▸ **YOUR OBJECTIVE**: Reply with one number only: the count of lines below that contain the word "diagram".

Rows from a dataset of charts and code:
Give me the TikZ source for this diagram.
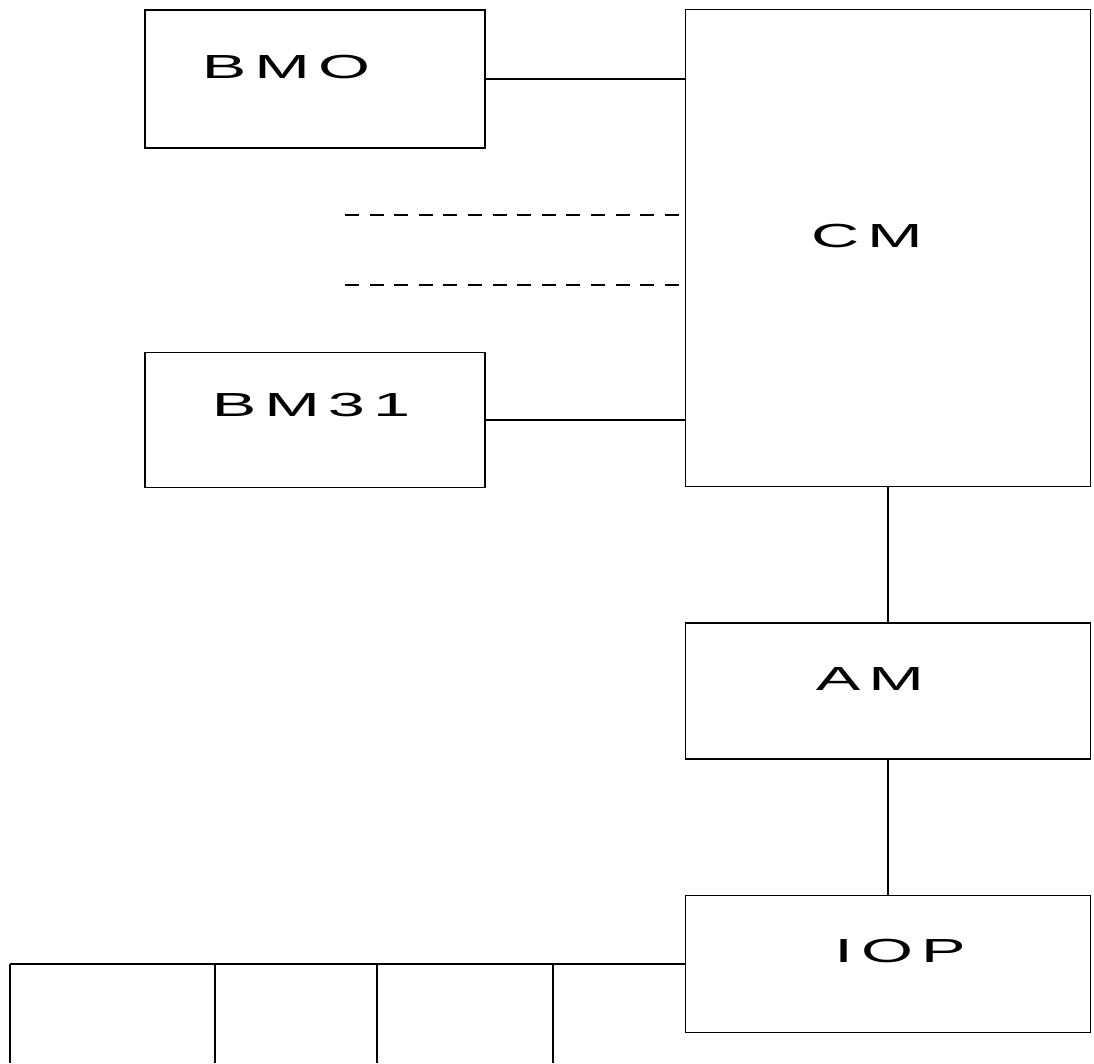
\documentclass[tikz,border=0pt]{standalone}
\usepackage{fontspec}
\newfontfamily\plotfont{Liberation Sans}[FakeStretch=2.0,LetterSpace=24]
\usetikzlibrary{calc}
\tikzset{
  unitbox/.style={draw,line width=0.9pt,minimum width=#1},
  lbl/.style={font=\plotfont\fontsize{19}{19}\selectfont,inner sep=0pt}
}

\begin{document}
\begin{tikzpicture}[x=0.02cm,y=-0.02cm,line width=0.9pt]
  \useasboundingbox (0,0) rectangle (1094,1063);
  % modules on the left
  \node[unitbox=6.8cm,minimum height=2.76cm,
    label={[lbl,xshift=-0.58cm,yshift=0.24cm]center:BMO}] (bmo) at (315,79) {};
  \node[unitbox=6.8cm,minimum height=2.7cm,
    label={[lbl,xshift=-0.08cm,yshift=0.3cm]center:BM31}] (bm31) at (315,420) {};
  % central memory
  \node[unitbox=8.1cm,minimum height=9.54cm,
    label={[lbl,xshift=-0.42cm,yshift=0.24cm]center:CM}] (cm) at (888,248) {};
  % access module
  \node[unitbox=8.1cm,minimum height=2.72cm,
    label={[lbl,xshift=-0.36cm,yshift=0.24cm]center:AM}] (am) at (888,691) {};
  % i/o processor
  \node[unitbox=8.1cm,minimum height=2.74cm,
    label={[lbl,xshift=0.24cm,yshift=0.27cm]center:IOP}] (iop) at (888,964) {};
  % links into CM
  \draw (bmo.east) -- (bmo.east -| cm.west);
  \draw (bm31.east) -- (bm31.east -| cm.west);
  \coordinate (dash1) at (345,215);
  \coordinate (dash2) at (345,285);
  \draw[dashed,dash pattern=on 8pt off 6pt] (dash1) -- (dash1 -| cm.west);
  \draw[dashed,dash pattern=on 8pt off 6pt] (dash2) -- (dash2 -| cm.west);
  % vertical chain
  \draw (cm.south) -- (am.north);
  \draw (am.south) -- (iop.north);
  % bus from IOP
  \coordinate (bus) at (10,964);
  \draw (bus) -- (iop.west);
  \foreach \x in {10,215,377,553}
    \draw (\x,964) -- (\x,1063);
\end{tikzpicture}
\end{document}
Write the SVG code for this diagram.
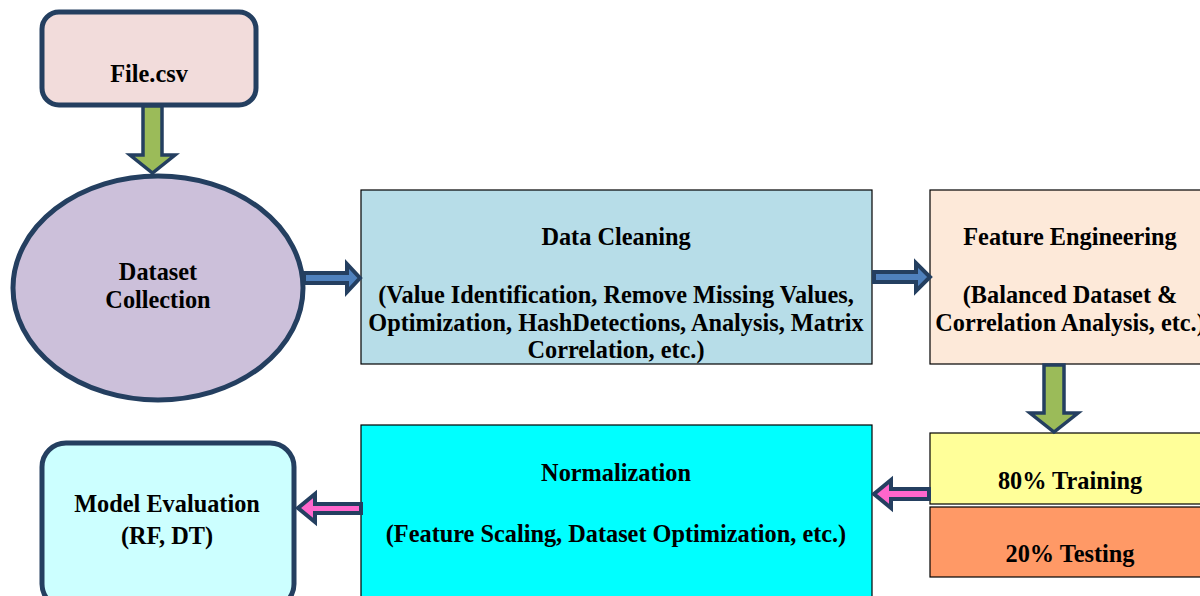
<svg xmlns="http://www.w3.org/2000/svg" width="1200" height="596" viewBox="0 0 1200 596">
<style>
text{font-family:"Liberation Serif","Times New Roman",serif;font-weight:bold;font-size:24.3px;fill:#000;text-anchor:middle}
.rnd{stroke:#243f60;stroke-width:5}
.sq{stroke:#000;stroke-width:1.2}
.ag{fill:#9bbb59;stroke:#243f60;stroke-width:3.5;stroke-linejoin:miter}
.ab{fill:#4f81bd;stroke:#243f60;stroke-width:4;stroke-linejoin:miter}
.ap{fill:#ff66cc;stroke:#243f60;stroke-width:4;stroke-linejoin:miter}
</style>
<rect width="1200" height="596" fill="#fff"/>
<g id="file">
<rect class="rnd" x="42" y="12" width="214" height="93" rx="17" fill="#f2dcdb"/>
<text x="149" y="82">File.csv</text>
</g>
<g id="dataset">
<ellipse class="rnd" cx="158" cy="288" rx="145" ry="112" fill="#ccc0da"/>
<text x="158" y="280">Dataset</text>
<text x="158" y="308">Collection</text>
</g>
<g id="cleaning">
<rect class="sq" x="361" y="190" width="511" height="174" fill="#b7dde8"/>
<text x="616" y="245">Data Cleaning</text>
<text x="616" y="303">(Value Identification, Remove Missing Values,</text>
<text x="616" y="331">Optimization, HashDetections, Analysis, Matrix</text>
<text x="616" y="358">Correlation, etc.)</text>
</g>
<g id="feature">
<rect class="sq" x="930" y="190" width="280" height="174" fill="#fde9d9"/>
<text x="1070" y="245">Feature Engineering</text>
<text x="1070" y="303">(Balanced Dataset &amp;</text>
<text x="1070" y="331">Correlation Analysis, etc.)</text>
</g>
<g id="training">
<rect class="sq" x="930" y="433" width="280" height="71" fill="#ffff99"/>
<text x="1070" y="489">80% Training</text>
</g>
<g id="testing">
<rect class="sq" x="930" y="507" width="280" height="70" fill="#ff9966"/>
<text x="1070" y="562">20% Testing</text>
</g>
<g id="normalization">
<rect class="sq" x="361" y="425" width="511" height="180" fill="#00ffff"/>
<text x="616" y="481">Normalization</text>
<text x="616" y="542">(Feature Scaling, Dataset Optimization, etc.)</text>
</g>
<g id="evaluation">
<rect class="rnd" x="42" y="443" width="252" height="165" rx="24" fill="#ccffff"/>
<text x="167" y="512">Model Evaluation</text>
<text x="167" y="544">(RF, DT)</text>
</g>
<g id="connectors">
<path class="ag" d="M143,106 L162,106 L162,155 L175,155 L152.5,173 L130,155 L143,155 Z"/>
<path class="ab" d="M304,273 L347,273 L347,264 L360,278 L347,292 L347,283 L304,283 Z"/>
<path class="ab" d="M874,272 L916,272 L916,263 L930,277 L916,291 L916,282 L874,282 Z"/>
<path class="ag" d="M1044,365 L1064,365 L1064,413 L1078,413 L1054,432 L1030,413 L1044,413 Z"/>
<path class="ap" d="M929,489 L891,489 L891,480 L874,494 L891,508 L891,499 L929,499 Z"/>
<path class="ap" d="M361,504 L315,504 L315,494 L298,508 L315,522 L315,513 L361,513 Z"/>
</g>
</svg>
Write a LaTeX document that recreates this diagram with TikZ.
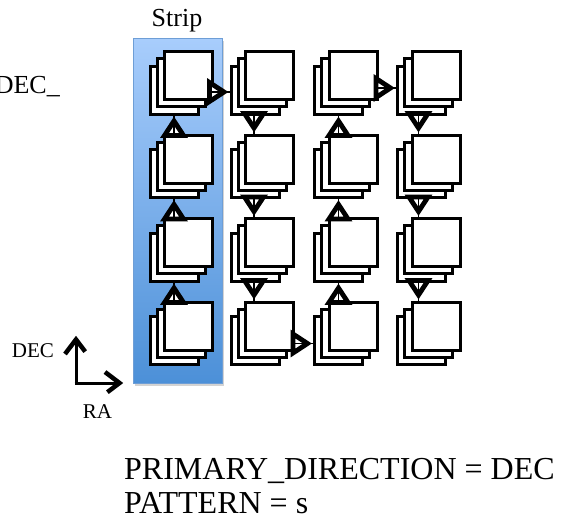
\documentclass[tikz,border=0pt]{standalone}
\usepackage{fontspec}
\setmainfont{Liberation Serif}
\usetikzlibrary{decorations.markings,shadows}
\definecolor{striptop}{RGB}{168,205,252}
\definecolor{stripbot}{RGB}{76,144,216}
\definecolor{stripedge}{RGB}{110,158,214}
\tikzset{
  sq/.style={draw=black,fill=white,line width=3pt,minimum size=48pt,inner sep=0pt,anchor=north west},
  flow/.style={line width=1.2pt,
    decoration={markings,mark=at position 1 with {
      \draw[line width=4.8pt,line join=miter,fill=white]
        (-20pt,9.5pt) -- (-5.5pt,0pt) -- (-20pt,-9.5pt) -- cycle;
      \draw[line width=1.2pt] (-20pt,0pt) -- (-9pt,0pt);
    }},postaction={decorate}},
  axis/.style={line width=3pt,shorten >=3pt,
    decoration={markings,mark=at position 1 with {
      \draw[line width=4.5pt,line join=miter,line cap=butt]
        (-19pt,11pt) -- (-4.5pt,0pt) -- (-19pt,-11pt);
    }},postaction={decorate}},
  lbl/.style={inner sep=0pt,font=\fontsize{21}{24}\selectfont},
}
\begin{document}
\begin{tikzpicture}[x=1pt,y=-1pt]
\useasboundingbox (0,0) rectangle (564,519);
% strip
\node[name=strip,anchor=north west,minimum width=89pt,minimum height=345pt,inner sep=0pt,
  top color=striptop,bottom color=stripbot,draw=stripedge,line width=0.8pt,
  drop shadow={shadow xshift=2pt,shadow yshift=-3pt,opacity=0.35}] at (133,38) {};
\node[name=striplbl,anchor=base,inner sep=0pt,font=\fontsize{26}{30}\selectfont] at (177,27) {Strip};
\node[name=declbl,anchor=base east,inner sep=0pt,font=\fontsize{26}{30}\selectfont] at (60,93) {DEC\_};
% stacks
\foreach \c/\x in {1/163,2/244,3/327.5,4/410.5}{
  \foreach \r/\y in {1/50,2/133.5,3/217,4/300.5}{
    \node[sq,name=b\c\r] at (\x-14.5,\y+14.5) {};
    \node[sq,name=m\c\r] at (\x-7.25,\y+7.25) {};
    \node[sq,name=f\c\r] at (\x,\y) {};
  }
}
% snake path
\foreach \r/\s in {2/1,3/2,4/3}{
  \draw[flow] ([xshift=11pt]f1\r.north west) -- ([xshift=11pt]f1\r.north west |- b1\s.south);
  \draw[flow] ([xshift=11pt]f3\r.north west) -- ([xshift=11pt]f3\r.north west |- b3\s.south);
}
\foreach \r/\s in {1/2,2/3,3/4}{
  \draw[flow] ([xshift=10pt]f2\s.north west |- b2\r.south) -- ([xshift=10pt]f2\s.north west);
  \draw[flow] ([xshift=8pt]f4\s.north west |- b4\r.south) -- ([xshift=8pt]f4\s.north west);
}
\draw[flow] ([yshift=-42pt]f11.north east) -- ([yshift=-42pt]f11.north east -| b21.west);
\draw[flow] ([yshift=-43pt]f24.north east) -- ([yshift=-43pt]f24.north east -| b34.west);
\draw[flow] ([yshift=-38pt]f31.north east) -- ([yshift=-38pt]f31.north east -| b41.west);
% axes
\coordinate (ax0) at (76,383);
\coordinate (axup) at (76,335);
\coordinate (axright) at (124,383);
\draw[axis] ([yshift=1.5pt]ax0) -- (axup);
\draw[axis] ([xshift=-1.5pt]ax0) -- (axright);
\node[lbl,name=declabel,anchor=base] at (33,357) {DEC};
\node[lbl,name=ralabel,anchor=base] at (97.5,418) {RA};
% bottom text
\node[name=prim,anchor=base west,inner sep=0pt,font=\fontsize{32}{35}\selectfont] at (124,479) {PRIMARY\_DIRECTION = DEC};
\node[name=patt,anchor=base west,inner sep=0pt,font=\fontsize{32}{35}\selectfont] at (124,513) {PATTERN = s};
\end{tikzpicture}
\end{document}
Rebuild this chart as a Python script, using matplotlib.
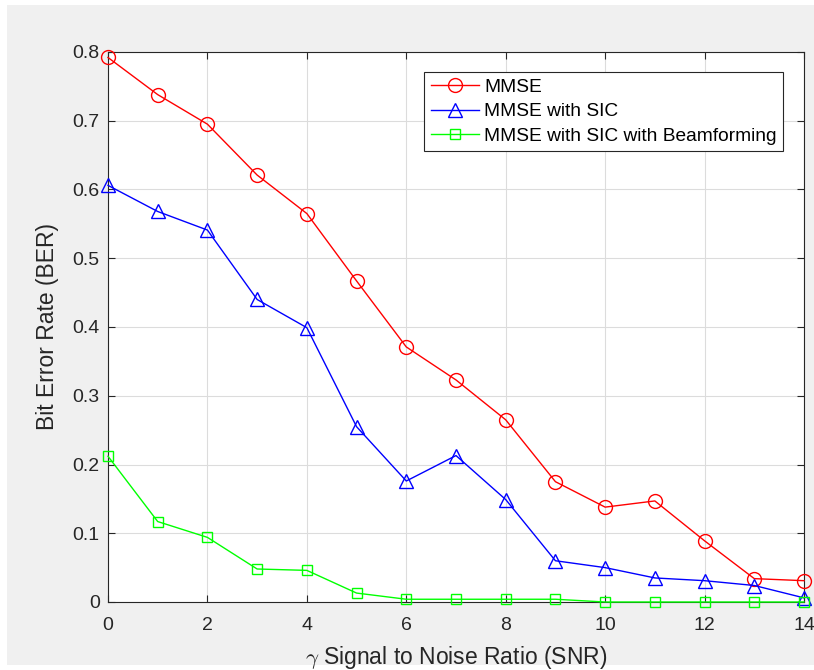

▸ **FULL ANSWER**: 3